Quirion Construction also had permission to blast in two pits and is the only other pit owner in Augusta with permission to blast rock granted as part of a mineral extraction license.

“I think, since this is a new use, we don’t have to grant it,” Nichols said of Harold Warren Construction’s request. “Unlike with Steve McGee and Pete Quirion, there was no blasting, ever, in this pit. Mr. McGee’s quarry was licensed by the state before our mineral extraction ordinance was even written.”

She said McGee has been allowed to continue to blast “but not without a great deal of concern, opposition and angst on the part of the neighbors living nearby.”

Steve Roberge, of SJR Engineering, who represented Harold Warren Construction at Tuesday’s board meeting, said before the board voted to reject the request to blast the site would be the fourth rock quarry in Augusta, and of the four, it would the farthest from any residences.

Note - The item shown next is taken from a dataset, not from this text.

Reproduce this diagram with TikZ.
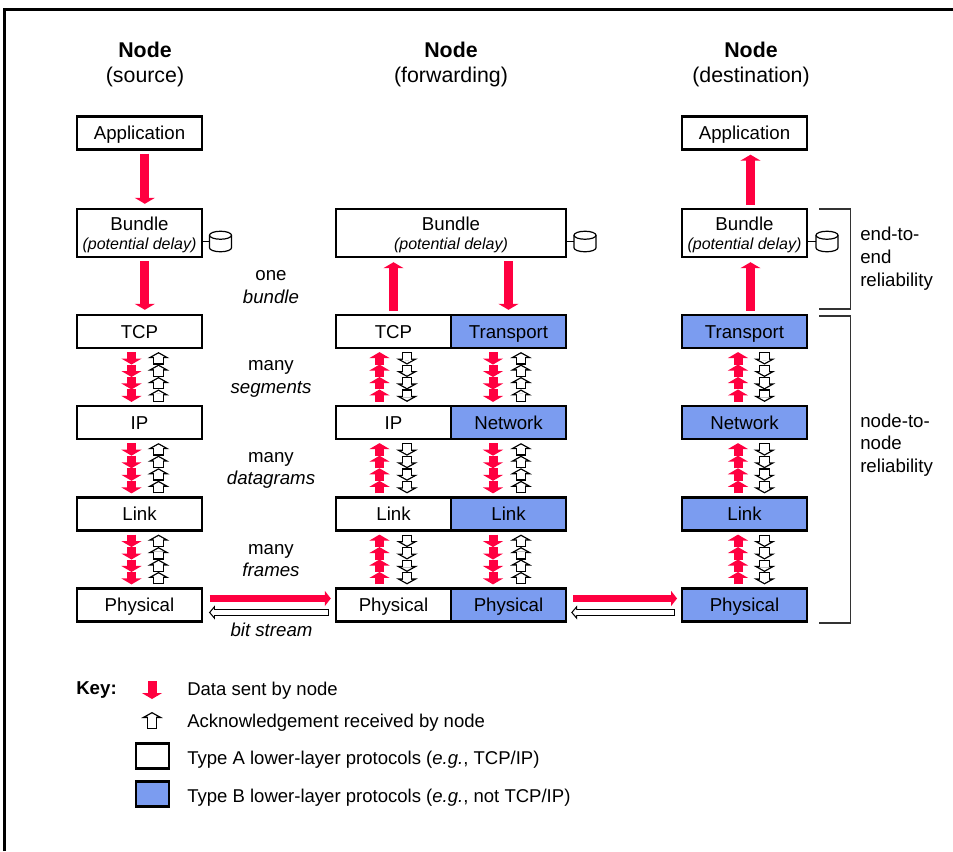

“Where our quarry is located, it’s around 1,800 feet to the closest house, and that neighborhood has the only residence(s) in this entire area where the Warren quarry would be,” Roberge said. “Nothing is even close to it.”

Roberge said Warren would work with his blasting contractor, Maine Drilling and Blasting, to make sure blasting in the two pits wouldn’t take place on the same day, which he said was unlikely anyway.

Justin Pourier, chairman of the Planning Board, said he was concerned that the board, in rejecting the blasting application, would have the decision overturned by the city’s Board of Zoning Appeals, “… because they’re right next to each other, and the other pit is closer to the neighborhood than this one.”

Nichols said she was willing to take that chance.

Harold Warren Construction’s 50-acre parcel, only a small portion of which is mined actively, is used only occasionally as a source of gravel and fill material, according to application materials filed with the city.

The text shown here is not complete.